This is a time of transition, a fresh start and opportunities to make changes. To mark the occasion, here are some ideas about managing transitions into leadership roles.
- Move into the role mentally and let go of the past. It is comfortable and confidence boosting to keep doing what you know how to do but the new role will almost certainly require you to take on different tasks and to learn new skills and behaviours. An assessment of your strengths, weaknesses and problem solving preferences can be invaluable in identifying immediate development needs.
- Don’t make the mistake of arriving with “the answer” or “the right way to do things”. Find out what you need to know about your organisation, department and team. What are the important questions you need to ask and where can you find the answers? A genuine willingness to listen can increase your credibility and influence. Start to develop your long term goals and priorities.
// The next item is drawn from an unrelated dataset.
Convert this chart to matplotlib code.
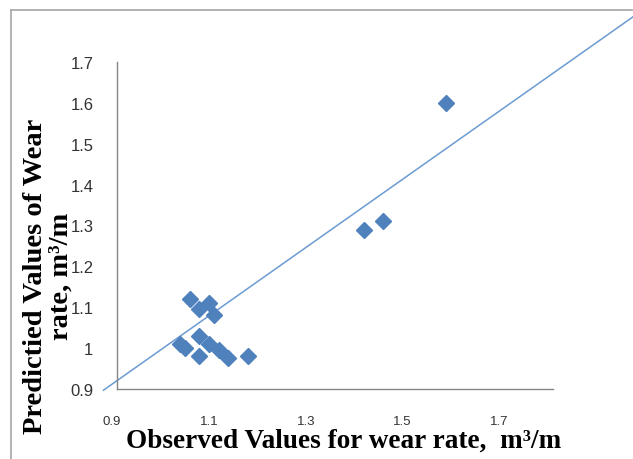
import matplotlib
matplotlib.use("Agg")
import matplotlib.pyplot as plt
from matplotlib.lines import Line2D
from matplotlib.transforms import ScaledTranslation

# Data
observed = [1.05, 1.07, 1.09, 1.10, 1.07, 1.03, 1.04, 1.09, 1.11, 1.07, 1.13, 1.17, 1.41, 1.45, 1.58]
predicted = [1.12, 1.095, 1.11, 1.08, 1.03, 1.01, 1.00, 1.01, 0.995, 0.98, 0.975, 0.98, 1.29, 1.31, 1.60]
# hand-drawn reference line (extends beyond plot area)
line_x = [0.872, 1.967]
line_y = [0.897, 1.812]
x_ticks = [0.9, 1.1, 1.3, 1.5, 1.7]
y_ticks = [0.9, 1.0, 1.1, 1.2, 1.3, 1.4, 1.5, 1.6, 1.7]
y_ticklabels = ["0.9", "1", "1.1", "1.2", "1.3", "1.4", "1.5", "1.6", "1.7"]

W, H = 633, 460
fig = plt.figure(figsize=(W / 100, H / 100), dpi=100)
fig.patch.set_facecolor("white")

# outer chart border (top & left visible)
border_col = "#a6a6a6"
fig.add_artist(Line2D([11 / W, 1.0], [1 - 11 / H, 1 - 11 / H], color=border_col, lw=1.2, transform=fig.transFigure))
fig.add_artist(Line2D([11 / W, 11 / W], [0.0, 1 - 11 / H], color=border_col, lw=1.2, transform=fig.transFigure))

x0, x1 = 117, 553
ytop, ybot = 63, 390
ax = fig.add_axes([x0 / W, 1 - ybot / H, (x1 - x0) / W, (ybot - ytop) / H])
ax.set_xlim(0.9, 1.8)
ax.set_ylim(0.9, 1.7)

for s in ["top", "right"]:
    ax.spines[s].set_visible(False)
for s in ["left", "bottom"]:
    ax.spines[s].set_color("#868686")
    ax.spines[s].set_linewidth(1.0)

ax.set_xticks(x_ticks)
ax.set_xticklabels([f"{v:.1f}" for v in x_ticks], fontfamily="Liberation Sans", fontsize=9.5, color="#333333")
ax.set_yticks(y_ticks)
ax.set_yticklabels(y_ticklabels, fontfamily="Liberation Sans", fontsize=12, color="#333333")
ax.tick_params(axis="x", length=0, pad=19)
ax.tick_params(axis="y", length=0, pad=17)
shift = ScaledTranslation(-5 / 100, 0, fig.dpi_scale_trans)
for lab in ax.get_xticklabels():
    lab.set_transform(lab.get_transform() + shift)

ax.plot(line_x, line_y, color="#6b9bd2", lw=1.1, clip_on=False, zorder=2)
ax.plot(observed, predicted, linestyle="none", marker="D", markersize=8,
        color="#4f81bd", markeredgecolor="#4f81bd", zorder=3, clip_on=False)

fig.text(344 / W, 1 - 441 / H, "Observed Values for wear rate,  m³/m",
         ha="center", va="center", fontfamily="Liberation Serif", fontweight="bold",
         fontsize=19.6, color="black")
fig.text(48 / W, 1 - 276 / H, "Predictied Values of Wear\nrate, m³/m",
         ha="center", va="center", rotation=90, fontfamily="Liberation Serif",
         fontweight="bold", fontsize=20.5, linespacing=1.05, color="black",
         multialignment="center")

fig.savefig("out.png", dpi=100)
- Look for ways of securing “early wins” to energise people and build your credibility. During this transition period, stay focused on one or two promising areas or issues and concentrate on turning these into your “wins”. Try to ensure these early successes will help your longer term goals.
- Establish the relationship with your boss and take responsibility for making it work. Start immediately to understand and manage expectations. If possible, get some time to do your diagnosis of the situation/issues first and develop an action plan, rather than be pressured into taking some immediate action or decisions. Find out your boss’s way of working. How will you communicate? What decisions do you need to consult on? What are the implications of any differences in styles?
- Build your team. Get to know them. What are the team dynamics? Who are the stars? Who is underperforming? Are there gaps in necessary competencies? How is the work organised? You may need to consider restructuring the team, changing roles around and creating a development plan. Consider the most appropriate timing for any team building activity. Sometimes it is better to wait until you have made any important changes and have your core team in place.
- Build relationships with your peers. Often, the focus of relationship building is upwards with the boss and downwards with direct reports. However, at some point, you will need the support of peers and those outside the organisation. A useful way to start this process is to ask your boss for a list of up to 10 main people who you should get to know and then set up early introductory meetings. It is never a good idea to approach people for the first time when you need something from them. The transition into a leadership role can be liberating, exciting and energising. It may also be problematic - even painful - involving letting go, developing new patterns of thinking and developing a new identity as a leader. However, with some deep thinking and careful planning, you can successfully step up.